McCaughey is a controversial figure who is reviled by many on the left. She is widely credited with helping bring down Hillary Clinton’s healthcare reform plan in the 1990s, and her claims about rationing under President Obama’s bill led the way for others to issue warnings about “death panels” that have largely been debunked.
Despite a flood of criticism, McCaughey has stayed on the offensive.
Her latest target has been the nonpartisan Congressional Budget Office, which created a giant headache for Republicans last month when it estimated that their proposal to replace Medicare with subsidies for seniors to buy private insurance would drive healthcare costs up. The proposal, put forth by Budget Committee Chairman Paul Ryan (R-Wis.), was included in the 2012 budget blueprint the House approved along party line just before the spring recess.
McCaughey called the CBO’s analysis “deceptive.”
“The CBO once produced reliable, impartial assessments of policy proposals,” she wrote. “It’s time for Congress to find a new source of honest, independent research.”
CBO explained its reasoning in an April 5 letter to Ryan.
“A private health insurance plan covering the standardized benefit would, CBO estimates, be more expensive currently than traditional Medicare,” the letter said. “Both administrative costs (including profits) and payment rates to providers are higher for private plans than for Medicare.”
Insurance plans indeed often complain that they end up paying physicians and hospitals more to make up for underpayments by Medicare and Medicaid. According to the Centers for Medicare and Medicaid Services, Medicare costs per beneficiary grew 8.8 percent per year on average between 1970 and 2009 versus 9.9 percent for private insurance premiums for the non-elderly.
But in her editorials, McCaughey writes that the study co-authored by Chernew found that traditional Medicare spending dropped as more people enrolled in private Medicare Advantage managed care plans.
“Research shows that competing private plans are likely to control costs better than government-run Medicare,” McCaughey wrote. “A study from the prestigious National Bureau of Economic Research demonstrated that in regions of the United States with competition between private Medicare Advantage plans, the cost of care was reduced.”
However, data from the state of California show that in 2007 Medicare managed care plans reimbursed hospitals for 101.5 percent of their costs versus 139.2 percent for other private payers. This suggests the private plans proposed by Ryan would end up paying providers more than the Medicare Advantage plans in the research cited by McCaughey.
Chernew said his research does show that private managed care plans were able to drive down costs through better coordination of patients’ care. But he said the new healthcare reform law might be able to achieve similar results, depending on how it’s implemented.
“There are aspects of the Affordable Care Act that try to mimic things that managed care plans might be able to do,” Chernew said. “It’s conceivable that the existing system, without managed care plans per se but with these other reforms, could also achieve savings.”
Informed of Chernew’s comments, McCaughey didn’t back down.

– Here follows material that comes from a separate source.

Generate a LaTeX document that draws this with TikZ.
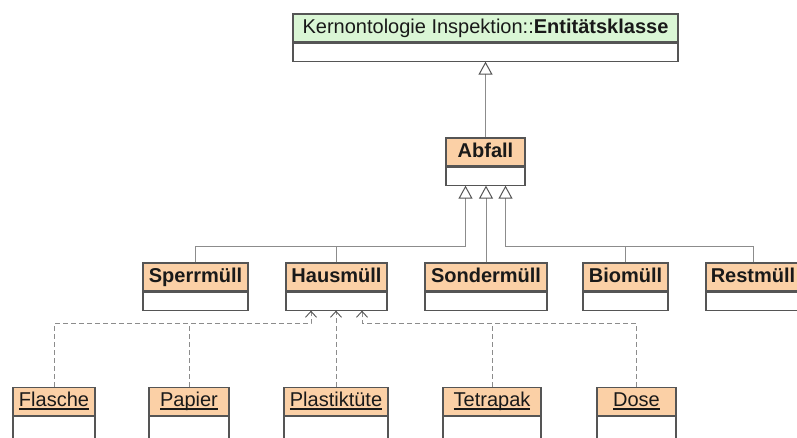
\documentclass[tikz,border=0pt]{standalone}
\usepackage{fontspec}
\setmainfont{Liberation Sans}
\usetikzlibrary{arrows.meta,calc}

\definecolor{kopfgelb}{HTML}{FBD0A6}
\definecolor{kopfgruen}{HTML}{DAF6D5}
\definecolor{rand}{HTML}{555555}
\definecolor{linie}{HTML}{8C8C8C}

% UML class: header node (name) plus empty attribute compartment (name-r)
\newcommand\klasse[6][]{%
  \node[kopf,minimum width=#5] (#2) at (#3,#4) {#6};
  \node[rumpf,minimum width=#5,#1] (#2-r) at (#2.south) {};}

% underline at a fixed distance below the baseline (instance names)
\newcommand\unterstr[1]{\sbox0{#1}\rlap{\usebox0}\rule[-3pt]{\wd0}{1.3pt}}

\begin{document}
\begin{tikzpicture}[x=1pt,y=-1pt,
  kopf/.style={draw=rand, line width=1.1pt, fill=kopfgelb, minimum height=28pt,
    inner sep=0pt, text height=14.5pt, text depth=4pt,
    font=\fontsize{20}{22}\selectfont, text=black!90},
  rumpf/.style={draw=rand, line width=1.1pt, fill=white, minimum height=18pt,
    inner sep=0pt, anchor=north},
  verb/.style={draw=linie, line width=1pt},
  gen/.style={verb, -{Triangle[open, length=13pt, width=14pt, color=rand, line width=1pt]}},
  abh/.style={draw=linie, line width=1pt, dash pattern=on 5pt off 3pt},
  abhpfeil/.style={abh, -{Straight Barb[length=6pt, width=11pt, color=rand, line width=0.9pt]}}]

\clip (0,0) rectangle (797,437);
\fill[white] (0,0) rectangle (797,437);

% core ontology class
\node[kopf, fill=kopfgruen, minimum width=385pt] (kern) at (485.5,28)
  {Kernontologie Inspektion::\textbf{Entitätsklasse}};
\node[rumpf, minimum width=385pt] (kern-r) at (kern.south) {};

% waste classes
\klasse{abfall}{485.5}{152}{79pt}{\textbf{Abfall}}
\klasse{sperr}{195.5}{277}{105pt}{\textbf{Sperrmüll}}
\klasse{haus}{336.5}{277}{101pt}{\textbf{Hausmüll}}
\klasse{sonder}{486}{277}{122pt}{\textbf{Sondermüll}}
\klasse{bio}{625.5}{277}{85pt}{\textbf{Biomüll}}
\klasse{rest}{753}{277}{94pt}{\textbf{Restmüll}}

% instances of household waste
\klasse[minimum height=40pt]{flasche}{54}{401.5}{82pt}{\unterstr{Flasche}}
\klasse[minimum height=40pt]{papier}{189}{401.5}{80pt}{\unterstr{Papier}}
\klasse[minimum height=40pt]{plastik}{336}{401.5}{104pt}{\unterstr{Plastiktüte}}
\klasse[minimum height=40pt]{tetra}{492}{401.5}{98pt}{\unterstr{Tetrapak}}
\klasse[minimum height=40pt]{dose}{636.5}{401.5}{79pt}{\unterstr{Dose}}

% generalisations
\draw[gen] (abfall.north) -- (kern-r.south);
\coordinate (g-l) at ($(abfall-r.south)+(-20,0)$);
\coordinate (g-r) at ($(abfall-r.south)+(20,0)$);
\draw[gen] (sperr.north) -- ++(0,-16) -| (g-l);
\draw[verb] (haus.north) -- ++(0,-16);
\draw[gen] (sonder.north) -- (sonder.north |- abfall-r.south);
\draw[gen] (rest.north) -- ++(0,-16) -| (g-r);
\draw[verb] (bio.north) -- ++(0,-16);

% instance-of dependencies
\coordinate (d-l) at ($(haus-r.south)+(-25.5,0)$);
\coordinate (d-r) at ($(haus-r.south)+(25.5,0)$);
\draw[abhpfeil] (flasche.north) -- ++(0,-63) -| (d-l);
\draw[abh] (papier.north) -- ++(0,-63);
\draw[abhpfeil] (plastik.north) -- (plastik.north |- haus-r.south);
\draw[abhpfeil] (dose.north) -- ++(0,-63) -| (d-r);
\draw[abh] (tetra.north) -- ++(0,-63);
\end{tikzpicture}
\end{document}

“I suggest that you read his study rather than getting his take on it. He may be embarrassed that he wrote something that now doesn’t support the president,” she said. “I’ve read his study, I’ve read it carefully and … I believe that I’m on very firm ground.”
She went on to cite three other studies she said she didn’t have enough room to write about in her editorials. One of these was co-authored in 1997 by Harvard economist David Cutler, a prominent supporter of the Democrats’ law.
“Gosh that was a long time ago,” Cutler told The Hill via e-mail. “We have a lot more evidence now. More importantly, we know that managed care was a failure in the non-elderly population [because of public opposition]. I’ve been surprised that the Ryan-ites seem not to have read about that, and basically want to recreate the managed care era, this time for the elderly. Why they have any belief that it will work out better this time, I have no idea.”
Cutler said he agrees with the CBO’s analysis of the Ryan proposal.